# Flamingooooooo



## mhinkle90 (Feb 24, 2011)

well Matt (snookintime) and myself headed out to flamingo with a buddy of ours early sunday morning even though it was predicted to be a 60% chance of rain. The tides looked good and the wind even better so we took a gamble....it paid off. The guy we took has never caught a redfish and he's been dying to catch one so we got him on his first red with many after that. Tails were waving at us all day long 








We kept moving on and kept seeing waking reds and tails in different areas. So what better thing to do than to catch them  















About mid day as you can see in the pictures still no rain and it was a beautiful day. I was on the pole and saw a tail in the distance. After poling closer the red was digging his mouth into the ground and wasn't looking up. He then dropped his tail under where we couldn't see where he was anymore. After no signs I poled closer to where he was and told matt, "dude hes right beside the boat laying there!!!! drop the arti in front of him!!" Matt slowly dropped the paddle tail right in front of the red who was nestled in the grass and boom he swallowed it!!!! Never in my life have i heard of a red doing this or would even attempt doing this. here is the red who did.

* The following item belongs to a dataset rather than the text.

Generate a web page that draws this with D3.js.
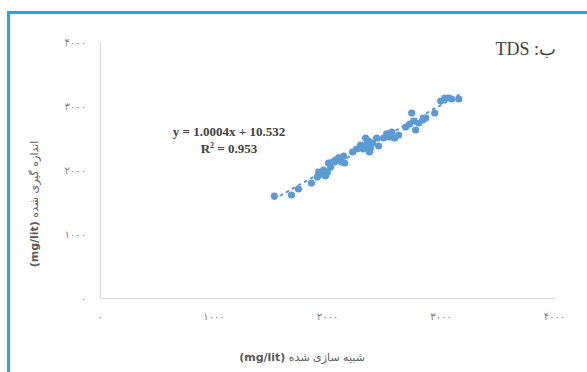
<!DOCTYPE html>
<html>
<head>
<meta charset="utf-8">
<script src="https://cdn.jsdelivr.net/npm/d3@7/dist/d3.min.js"></script>
<style>
  html, body { margin: 0; padding: 0; background: #fff; }
  svg { display: block; }
</style>
</head>
<body>
<svg id="chart" width="587" height="372"></svg>
<script>
// Simulated (x) vs measured (y) TDS, mg/lit
const simulated = [1536,1687,1748,1863,1916,1925,1951,1969,1987,2004,2031,2049,2075,2102,2128,2155,
  2225,2260,2296,2322,2349,2366,2384,2402,2437,2455,2499,2525,2552,2570,2596,2631,2693,2728,2746,
  2764,2781,2808,2843,2870,2949,3002,3038,3073,3099,3161,2340,2375,2146,2013];
const measured = [1594,1609,1703,1797,1891,1969,1938,2000,1906,1969,2047,2125,2156,2188,2125,2109,
  2281,2328,2391,2328,2406,2453,2344,2422,2500,2375,2500,2563,2516,2594,2500,2547,2672,2719,2891,
  2766,2625,2734,2781,2813,2891,3078,3125,3125,3109,3109,2500,2281,2219,2109];
const xTicks = [0, 1000, 2000, 3000, 4000];
const yTicks = [0, 1000, 2000, 3000, 4000];
const trendSlope = 1.0004;
const trendIntercept = 10.532;
const rSquared = 0.953;
const titleText = "ب: TDS";
const xTitle = "شبیه سازی شده ";
const yTitle = "اندازه گیری شده ";
const unitText = "(mg/lit)";

const faDigits = "۰۱۲۳۴۵۶۷۸۹";
const toFa = v => String(v).replace(/\d/g, c => faDigits[+c]);

const svg = d3.select("#chart");
const points = simulated.map((x, i) => ({ x, y: measured[i] }));

// Frame: blue rule along the top and left edge
svg.append("path")
  .attr("d", "M8.5,372 L8.5,12.5 L587,12.5")
  .attr("fill", "none")
  .attr("stroke", "#1aa9e2")
  .attr("stroke-width", 3);

const x = d3.scaleLinear().domain([0, 4000]).range([100, 554]);
const y = d3.scaleLinear().domain([0, 4000]).range([298, 42]);

const tickFont = "'DejaVu Sans', sans-serif";

// Y axis
const gy = svg.append("g").attr("transform", "translate(100,0)")
  .call(d3.axisLeft(y).tickValues(yTicks).tickFormat(toFa).tickSize(0).tickPadding(14));
// X axis
const gx = svg.append("g").attr("transform", "translate(0,298)")
  .call(d3.axisBottom(x).tickValues(xTicks).tickFormat(toFa).tickSize(0).tickPadding(15));

[gx, gy].forEach(g => {
  g.select(".domain").attr("stroke", "#d9d9d9").attr("stroke-width", 1.2);
  g.selectAll("text")
    .attr("fill", "#7f7f7f")
    .attr("font-family", tickFont)
    .attr("font-size", 10)
    .attr("letter-spacing", 2);
});

// Linear trend line over the data range
const xMin = d3.min(simulated), xMax = d3.max(simulated);
svg.append("line")
  .attr("x1", x(xMin)).attr("y1", y(trendSlope * xMin + trendIntercept))
  .attr("x2", x(xMax)).attr("y2", y(trendSlope * xMax + trendIntercept))
  .attr("stroke", "#5b9bd5")
  .attr("stroke-width", 2)
  .attr("stroke-dasharray", "2,5")
  .attr("stroke-linecap", "round");

// Scatter points
svg.append("g").selectAll("circle").data(points).join("circle")
  .attr("cx", d => x(d.x))
  .attr("cy", d => y(d.y))
  .attr("r", 3.6)
  .attr("fill", "#5b9bd5");

// Regression equation
const eq = svg.append("g")
  .attr("font-family", "'Liberation Serif', 'Times New Roman', serif")
  .attr("font-weight", "bold")
  .attr("font-size", 13)
  .attr("fill", "#404040")
  .attr("text-anchor", "middle");
eq.append("text").attr("x", 229).attr("y", 136)
  .text(`y = ${trendSlope.toFixed(4)}x + ${trendIntercept}`);
const r2 = eq.append("text").attr("x", 229).attr("y", 153);
r2.append("tspan").text("R");
r2.append("tspan").attr("font-size", 8).attr("dy", -5).text("2");
r2.append("tspan").attr("dy", 5).text(` = ${rSquared}`);

// Panel title
svg.append("text")
  .attr("x", 556).attr("y", 55)
  .attr("direction", "rtl")
  .attr("text-anchor", "start")
  .attr("font-family", "'Liberation Serif', 'Times New Roman', serif")
  .attr("font-size", 18)
  .attr("fill", "#404040")
  .text(titleText);

// Axis titles
function axisTitle(sel, main) {
  sel.attr("direction", "rtl")
    .attr("text-anchor", "middle")
    .attr("font-family", "'DejaVu Sans', sans-serif")
    .attr("font-size", 11)
    .attr("fill", "#595959");
  sel.append("tspan").text(main);
  sel.append("tspan").attr("font-weight", "bold").text(unitText);
}
svg.append("text").attr("x", 302).attr("y", 361).call(axisTitle, xTitle);
svg.append("text")
  .attr("transform", "translate(38,204) rotate(-90)")
  .call(axisTitle, yTitle);
</script>
</body>
</html>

after that amazing feat. we kept poling and kept catching. great day on the water with a total of 19 reds landed and was out of the park by 2. the biggest was 28 1/2 and smallest was 22. 
cheers and tight lines


----------



## anytide (Jul 30, 2009)




----------



## nightfly (Jul 7, 2011)

Nice fish. One of these days I will drag my ass down there.


----------



## mhinkle90 (Feb 24, 2011)

> Nice fish. One of these days I will drag my ass down there.


its worth it brotha


----------



## jerm (Sep 12, 2010)

> Nice fish. One of these days I will drag my ass down there.


You aint kiddin. I have neen saying the same thing for a long time.


----------



## KennyStCyr (Sep 9, 2011)

Nice job man! you look like you guys are sponsored by skinnywater!


----------